Mas nem as críticas internas, nem os avisos dos parceiros, nem as lições dos negócios energéticos de Berlim com Moscovo, parecem travar o aprofundamento da ligação da Alemanha com a China. Na semana passada, soube-se que a rede alemã de G5 é ainda mais dependente do gigante chinês Huawei do que a infraestrutura de G4. No meio de uma intensa pressão diplomática por parte dos Estados Unidos, muitos países europeus afastaram totalmente, ou em parte, as empresas chinesas de telecomunicações das suas redes de 5G, por razões de segurança. Mas não a Alemanha.

Segundo dados da consultora de telecomunicações Strand Consult, a Huawei representa 59% da rede de 5G da Alemanha - ou seja, equipou e instalou as estações de base e infraestruturas relacionadas que ligam os smartphones à rede. Um peso superior àquele que a Huawei já tinha nas redes de 4G alemãs - a marca chinesa tinha 57% das redes 4G, agora subiu a sua quota em dois pontos percentuais, o que aumenta ainda mais a dependência alemã em relação ao gigante chinês numa infraestrutura crítica.

"Há indicações de que a Alemanha não levou a sério a ameaça de segurança que a China representa", diz o estudo, consultado em primeira mão pela agência Reuters. O documento faz comparações com o gasoduto NordStream 2, que desde o início foi apontado por diversos críticos (incluindo Donald Trump) como um risco de segurança, por tornar a Alemanha dependente da energia russa. Berlim jurava que Putin nunca iria usar a energia como arma, mas é isso mesmo que tem acontecido desde a invasão da Ucrânia.

"É mais perigoso estar dependente das redes de telecomunicações chinesas do que estar dependente do gás russo", afirma John Strand, fundador da consultora baseada em Copenhaga. “A infraestrutura digital é o fundamento da sociedade", enfatizou o consultor, citado pelo jornal Politico. 

A conclusão de Strand é que "é mais fácil pregar do que praticar" - ou seja, os governos da UE continuam a hesitar na hora de levantar barreiras efetivas à utilização de equipamento de telecomunicações chinês, mesmo em infraestruturas críticas como a rede de 5G, que servirá todos os cidadãos, mas também os departamentos governamentais e o aparelho de segurança e Defesa.

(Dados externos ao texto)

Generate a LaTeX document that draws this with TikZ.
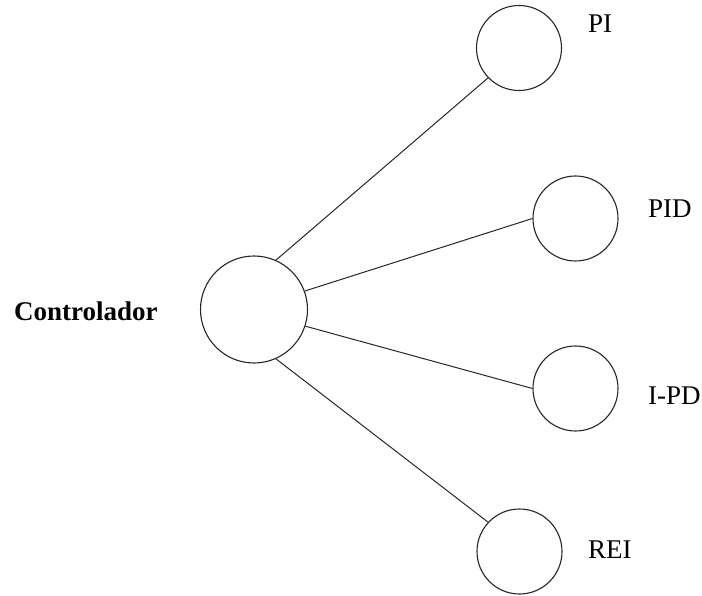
\documentclass[tikz,border=0pt]{standalone}
\usepackage{fontspec}
\setmainfont{Liberation Serif}
\begin{document}
\begin{tikzpicture}[x=1pt,y=-1pt,
  bigball/.style={draw=black!85,line width=1.1pt,circle,minimum size=107pt,inner sep=0pt},
  ball/.style={draw=black!85,line width=1.1pt,circle,minimum size=85pt,inner sep=0pt},
  lbl/.style={anchor=base west,inner sep=0pt,font=\fontsize{27}{30}\selectfont},
  link/.style={draw=black!85,line width=1pt}]
\useasboundingbox (0,0) rectangle (702,596);
% central controller node and its label
\node[bigball] (c) at (254,309.5) {};
\node[lbl,font=\fontsize{27}{30}\selectfont\bfseries] (tc) at (14,320) {Controlador};
% controller variants
\node[ball] (pi) at (519,48) {};
\node[ball] (pid) at (575.5,218.5) {};
\node[ball] (ipd) at (575.5,388.5) {};
\node[ball] (rei) at (519.5,551.5) {};
\node[lbl] (tpi) at (588,33) {PI};
\node[lbl] (tpid) at (648,218) {PID};
\node[lbl] (tipd) at (648,404) {I-PD};
\node[lbl] (trei) at (588,558) {REI};
% connections
\draw[link] (c.66) -- (pi.224);
\draw[link] (c.20) -- (pid.180);
\draw[link] (c.-18) -- (ipd.180);
\draw[link] (c.-66) -- (rei.137);
\end{tikzpicture}
\end{document}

UE critica riscos da Alemanha no G5

A dependência alemã em relação à China na infraestrutura de G5 já mereceu críticas da Comissão Europeia.  "Não é só a Alemanha, mas é também a Alemanha", disse no mês passado a comissária europeia Margrethe Vestager, vice-presidente executiva da Comissão com a pasta das questões digitais.

Em conferência de imprensa, Vestager instou os 27 a reduzir os riscos associados ao equipamento de telecomunicações chinês em redes 5G, e destacou a Alemanha como um país que precisa de implementar as regras de segurança que a UE definiu de forma conjunta para o 5G. "Instamos os estados membros que ainda não impuseram restrições aos fornecedores de alto risco a fazê-lo sem demora, com urgência", disse Vestager. "Vários países aprovaram legislação mas não a puseram em vigor ... Fazê-la funcionar é ainda melhor".

Desde 2020 que está em vigor um conjunto de medidas denominado "5G Security Toolbox", aprovado para reduzir a dependência dos países da UE em relação a "fornecedores de alto risco" nas redes de telecomunicações. Desde o momento em que estas diretrizes foram aprovadas, foi claro que, apesar de as regras serem gerais e abstratas, visavam sobretudo travar a aquisição de equipamento à Huawei e também à sua concorrente chinesa, a ZTE.